EPA’s Policy on Environmental Justice for Working with Federally Recognized Tribes and Indigenous Peoples

On April 30, 2014, the United States Environmental Protection Agency (“EPA”) announced a public comment period to obtain input on a revised draft of the EPA policy on environmental justice for working with federal recognized tribes and indigenous peoples. The public comment period runs from May 5 through June 5, 2014. The revised draft is available at http://www.epa.gov/compliance/environmentaljustice/indigenous/index.html.  In addition to the public comment period, EPA will hold a public outreach conference call on the draft policy on Wednesday, May 21, 2014 from 12:30 to 2:00 p.m. Eastern Daylight Time. The conference call, number is 1-866-299-3188, access code 202-564-2576.
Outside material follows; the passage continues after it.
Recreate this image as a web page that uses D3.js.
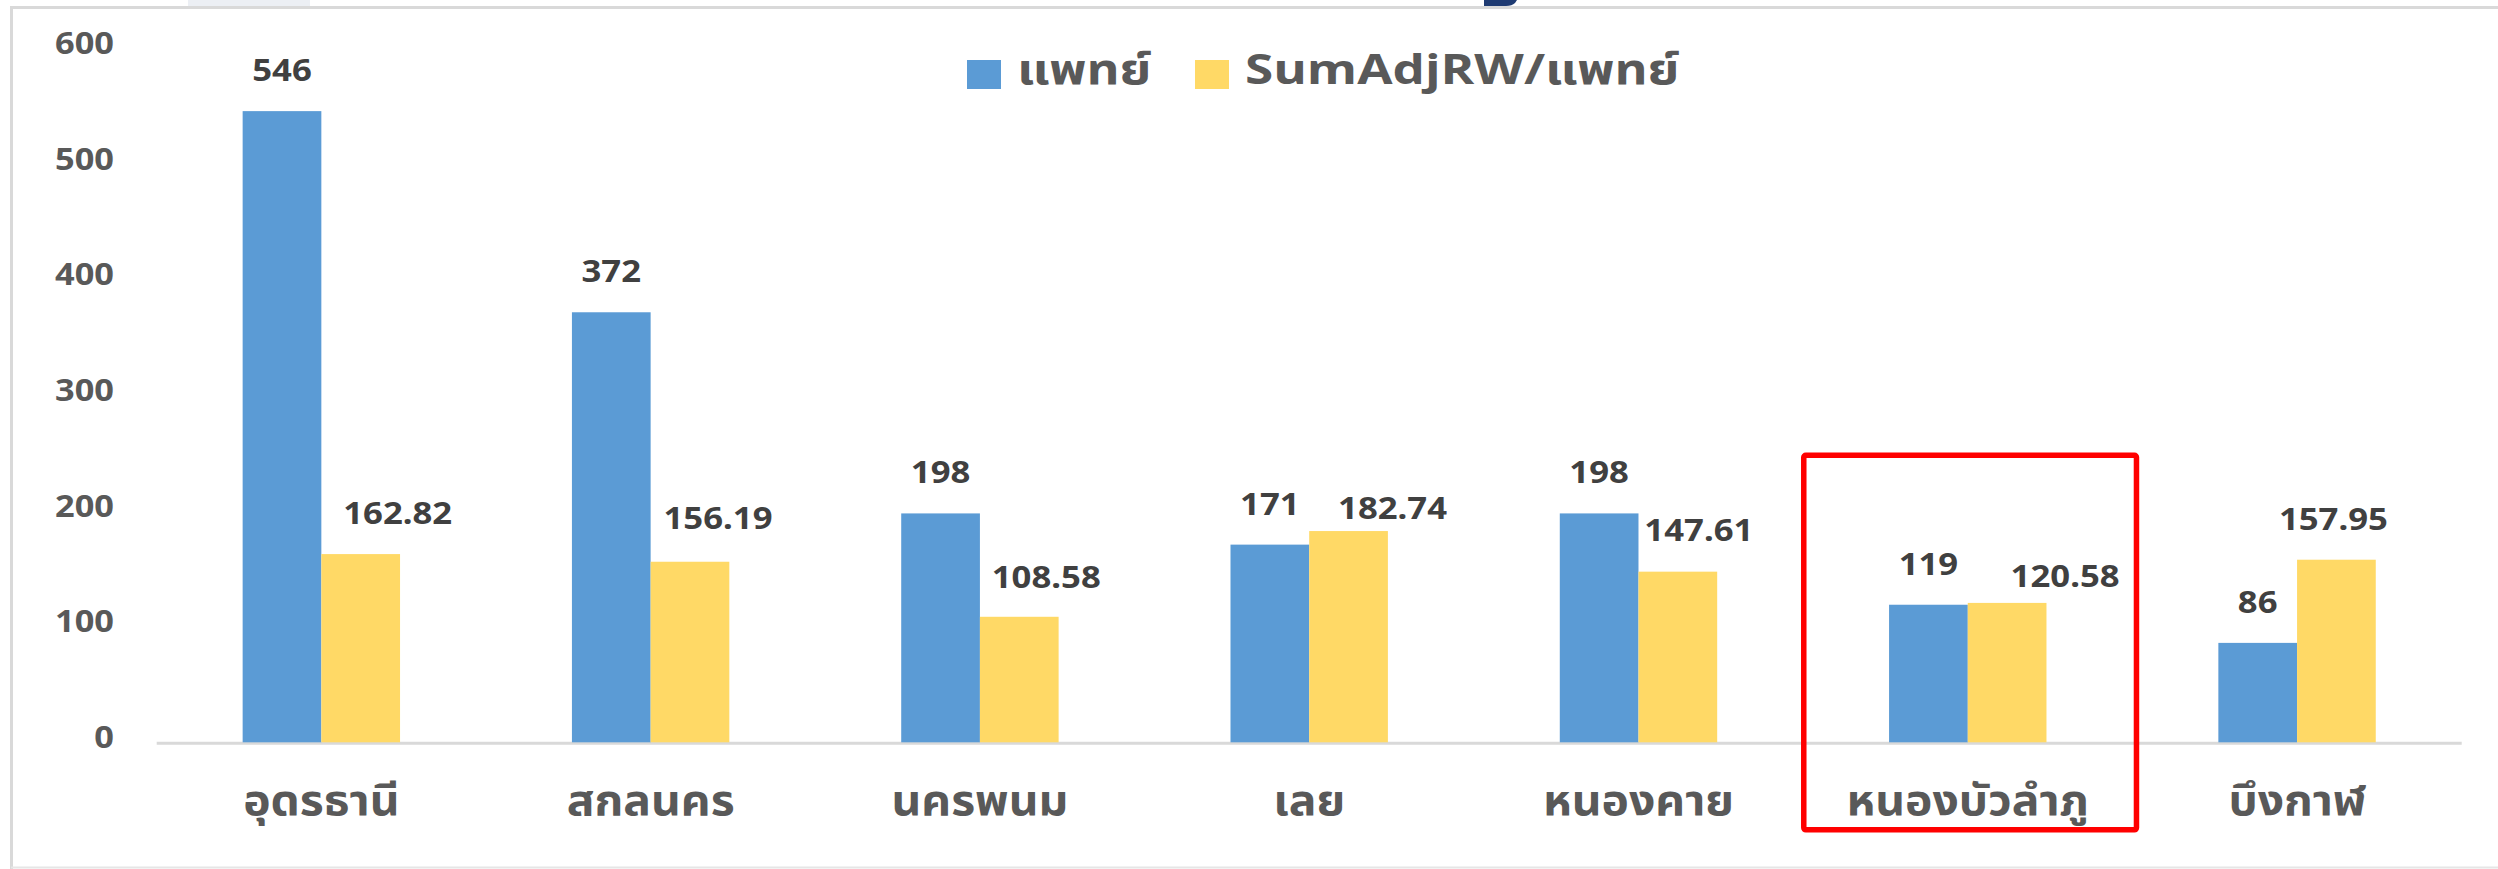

The proposed policy, developed after two series of tribal consultations and an initial public comment period, consists of seventeen principles.  These principles, “when implemented individually and together” are intended to “help improve the administration of EPA’s programs, support the fair and effective implementation of federal environmental laws, and provide protection from disproportionate impacts and significant risks to human health and the environment.”  Policy at 1.  The Policy declares that, among other principles, EPA will consult “with tribes and provide [] meaningful involvement opportunities for indigenous peoples and others living in tribal areas” and will seek to be “responsive to the environmental justice concerns of tribes, indigenous peoples, and others living in tribal areas.”  Id. at 3, principles 1 and 2.  The Policy further declares that EPA will encourage “as appropriate and to the extent practicable, the integration of Traditional Ecological Knowledge into the Agency’s environmental science, policy, and decision-making processes to understand and address environmental justice concerns and facilitate program implementation.”  Id.  Principle 6.  EPA affirms that it will consider “confidentiality concerns regarding information on sacred sites and cultural resources, consistent with applicable laws, regulations, and policies.”  Id.  Principle 7.  In addition, the policy “recognizes the right of the tribal governments to self-determination and acknowledges the federal government’s trust responsibility to tribes . . . .”  Policy at 4, Principle 8.  EPA declares that it “recognizes and supports the use of federal, tribal and indigenous peoples’ conflict management and dispute resolution processes and tribal and indigenous peoples’ traditional consensus building and decision making practices, as appropriate, to address disputes and potential conflicts.  Policy at 5, Principle 14.